* [Written exercise]: Set the lines down again exactly, first line through the line that contains "const yTicks = [0, 5, 10, 15, 20, 25];", with no pictures.
:: Collected data ::
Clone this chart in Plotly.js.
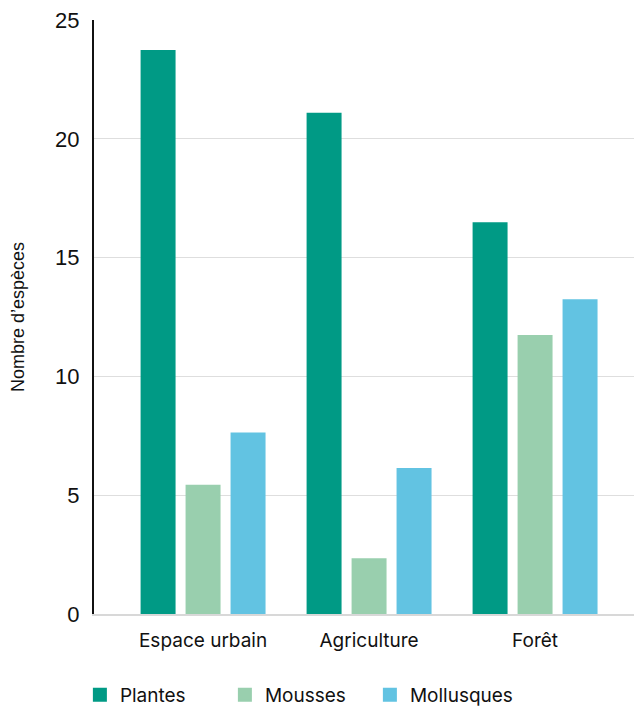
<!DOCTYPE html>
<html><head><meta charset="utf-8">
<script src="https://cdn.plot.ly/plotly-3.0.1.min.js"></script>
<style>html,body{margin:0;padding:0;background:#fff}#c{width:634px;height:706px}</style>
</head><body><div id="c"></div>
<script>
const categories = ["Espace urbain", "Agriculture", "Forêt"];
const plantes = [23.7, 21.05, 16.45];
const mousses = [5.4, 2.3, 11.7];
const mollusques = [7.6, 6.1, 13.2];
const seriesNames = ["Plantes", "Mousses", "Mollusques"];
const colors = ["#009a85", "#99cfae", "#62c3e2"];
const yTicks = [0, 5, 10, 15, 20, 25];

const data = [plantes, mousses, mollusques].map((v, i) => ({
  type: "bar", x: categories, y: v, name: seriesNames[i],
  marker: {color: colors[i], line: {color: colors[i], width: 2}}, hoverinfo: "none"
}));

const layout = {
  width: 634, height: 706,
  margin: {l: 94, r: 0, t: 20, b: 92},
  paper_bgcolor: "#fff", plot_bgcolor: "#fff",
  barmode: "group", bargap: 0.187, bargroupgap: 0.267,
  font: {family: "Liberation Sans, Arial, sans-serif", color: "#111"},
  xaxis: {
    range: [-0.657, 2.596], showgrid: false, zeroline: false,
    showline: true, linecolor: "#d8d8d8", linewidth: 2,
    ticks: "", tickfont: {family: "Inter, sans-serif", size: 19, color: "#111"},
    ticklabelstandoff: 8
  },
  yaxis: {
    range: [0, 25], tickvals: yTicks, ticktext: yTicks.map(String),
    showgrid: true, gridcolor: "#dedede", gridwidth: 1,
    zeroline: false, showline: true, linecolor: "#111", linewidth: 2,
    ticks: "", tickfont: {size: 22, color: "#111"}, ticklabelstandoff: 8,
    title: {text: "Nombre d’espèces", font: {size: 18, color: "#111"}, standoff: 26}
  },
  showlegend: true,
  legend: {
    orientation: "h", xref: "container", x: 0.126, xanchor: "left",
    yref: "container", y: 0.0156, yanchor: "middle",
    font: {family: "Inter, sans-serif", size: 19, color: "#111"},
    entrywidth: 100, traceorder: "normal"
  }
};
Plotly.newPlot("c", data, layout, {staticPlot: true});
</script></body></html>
:::
* [Full response]:
Clone this chart in Plotly.js.
<!DOCTYPE html>
<html><head><meta charset="utf-8">
<script src="https://cdn.plot.ly/plotly-3.0.1.min.js"></script>
<style>html,body{margin:0;padding:0;background:#fff}#c{width:634px;height:706px}</style>
</head><body><div id="c"></div>
<script>
const categories = ["Espace urbain", "Agriculture", "Forêt"];
const plantes = [23.7, 21.05, 16.45];
const mousses = [5.4, 2.3, 11.7];
const mollusques = [7.6, 6.1, 13.2];
const seriesNames = ["Plantes", "Mousses", "Mollusques"];
const colors = ["#009a85", "#99cfae", "#62c3e2"];
const yTicks = [0, 5, 10, 15, 20, 25];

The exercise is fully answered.